REQUIRED WORK
Skip the images. Copy the records exactly as written.

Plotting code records
________________

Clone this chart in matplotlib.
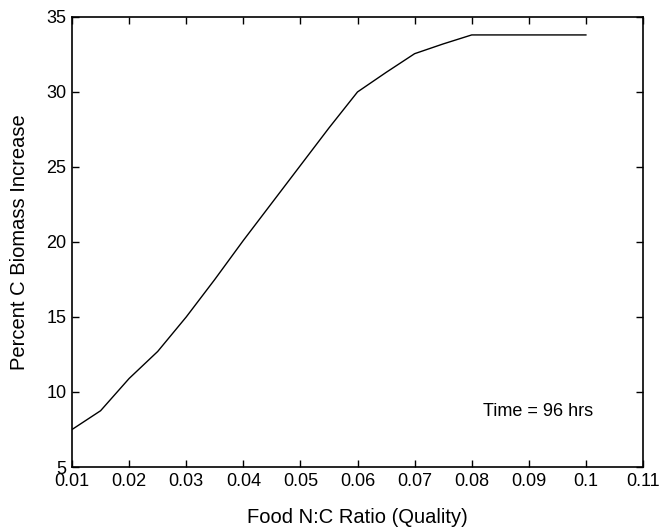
import matplotlib
matplotlib.use("Agg")
import matplotlib.pyplot as plt

nc_ratio = [0.01, 0.015, 0.02, 0.025, 0.03, 0.035, 0.04, 0.045, 0.05, 0.055,
            0.06, 0.065, 0.07, 0.075, 0.08, 0.09, 0.1]
biomass_increase = [7.5, 8.75, 10.9, 12.7, 15.0, 17.5, 20.1, 22.6, 25.1, 27.6,
                    30.0, 31.3, 32.55, 33.2, 33.8, 33.8, 33.8]
xticks = [0.01, 0.02, 0.03, 0.04, 0.05, 0.06, 0.07, 0.08, 0.09, 0.1, 0.11]
xtick_labels = ["0.01", "0.02", "0.03", "0.04", "0.05", "0.06", "0.07", "0.08", "0.09", "0.1", "0.11"]
yticks = [5, 10, 15, 20, 25, 30, 35]

plt.rcParams['font.family'] = ['Liberation Sans', 'DejaVu Sans']
fig = plt.figure(figsize=(6.62, 5.29), dpi=100)
ax = fig.add_axes([0.1088, 0.1172, 0.8625, 0.8508])
ax.plot(nc_ratio, biomass_increase, color='black', linewidth=1.0)
ax.set_xlim(0.01, 0.11)
ax.set_ylim(5, 35)
ax.set_xticks(xticks)
ax.set_xticklabels(xtick_labels)
ax.set_yticks(yticks)
ax.tick_params(direction='in', top=True, right=True, length=5, width=1,
               labelsize=13)
ax.tick_params(axis='x', pad=4)
ax.tick_params(axis='y', pad=4)
for s in ax.spines.values():
    s.set_linewidth(1.2)
ax.set_xlabel("Food N:C Ratio (Quality)", fontsize=14.5)
ax.set_ylabel("Percent C Biomass Increase", fontsize=14.5)
ax.xaxis.set_label_coords(0.5, -0.09)
ax.yaxis.set_label_coords(-0.075, 0.5)
ax.text(0.0819, 8.7, "Time = 96 hrs", fontsize=13, va='center', ha='left')
fig.savefig("out.png", dpi=100)
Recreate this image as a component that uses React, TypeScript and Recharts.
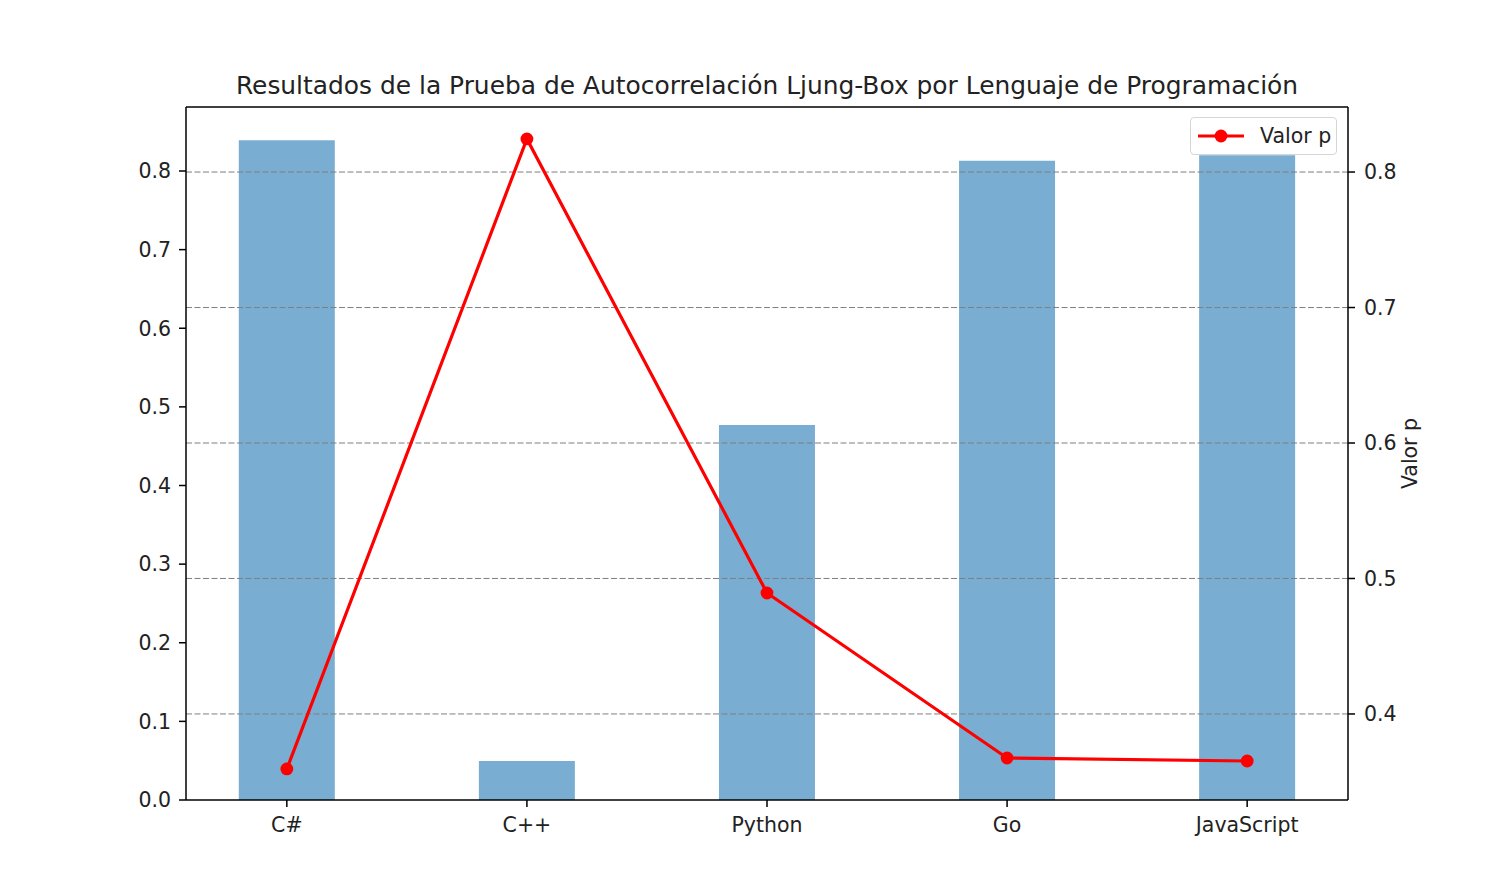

________________

SOLUTION
Clone this chart in matplotlib.
import matplotlib
matplotlib.use("Agg")
import matplotlib.pyplot as plt

nc_ratio = [0.01, 0.015, 0.02, 0.025, 0.03, 0.035, 0.04, 0.045, 0.05, 0.055,
            0.06, 0.065, 0.07, 0.075, 0.08, 0.09, 0.1]
biomass_increase = [7.5, 8.75, 10.9, 12.7, 15.0, 17.5, 20.1, 22.6, 25.1, 27.6,
                    30.0, 31.3, 32.55, 33.2, 33.8, 33.8, 33.8]
xticks = [0.01, 0.02, 0.03, 0.04, 0.05, 0.06, 0.07, 0.08, 0.09, 0.1, 0.11]
xtick_labels = ["0.01", "0.02", "0.03", "0.04", "0.05", "0.06", "0.07", "0.08", "0.09", "0.1", "0.11"]
yticks = [5, 10, 15, 20, 25, 30, 35]

plt.rcParams['font.family'] = ['Liberation Sans', 'DejaVu Sans']
fig = plt.figure(figsize=(6.62, 5.29), dpi=100)
ax = fig.add_axes([0.1088, 0.1172, 0.8625, 0.8508])
ax.plot(nc_ratio, biomass_increase, color='black', linewidth=1.0)
ax.set_xlim(0.01, 0.11)
ax.set_ylim(5, 35)
ax.set_xticks(xticks)
ax.set_xticklabels(xtick_labels)
ax.set_yticks(yticks)
ax.tick_params(direction='in', top=True, right=True, length=5, width=1,
               labelsize=13)
ax.tick_params(axis='x', pad=4)
ax.tick_params(axis='y', pad=4)
for s in ax.spines.values():
    s.set_linewidth(1.2)
ax.set_xlabel("Food N:C Ratio (Quality)", fontsize=14.5)
ax.set_ylabel("Percent C Biomass Increase", fontsize=14.5)
ax.xaxis.set_label_coords(0.5, -0.09)
ax.yaxis.set_label_coords(-0.075, 0.5)
ax.text(0.0819, 8.7, "Time = 96 hrs", fontsize=13, va='center', ha='left')
fig.savefig("out.png", dpi=100)
Recreate this image as a component that uses React, TypeScript and Recharts.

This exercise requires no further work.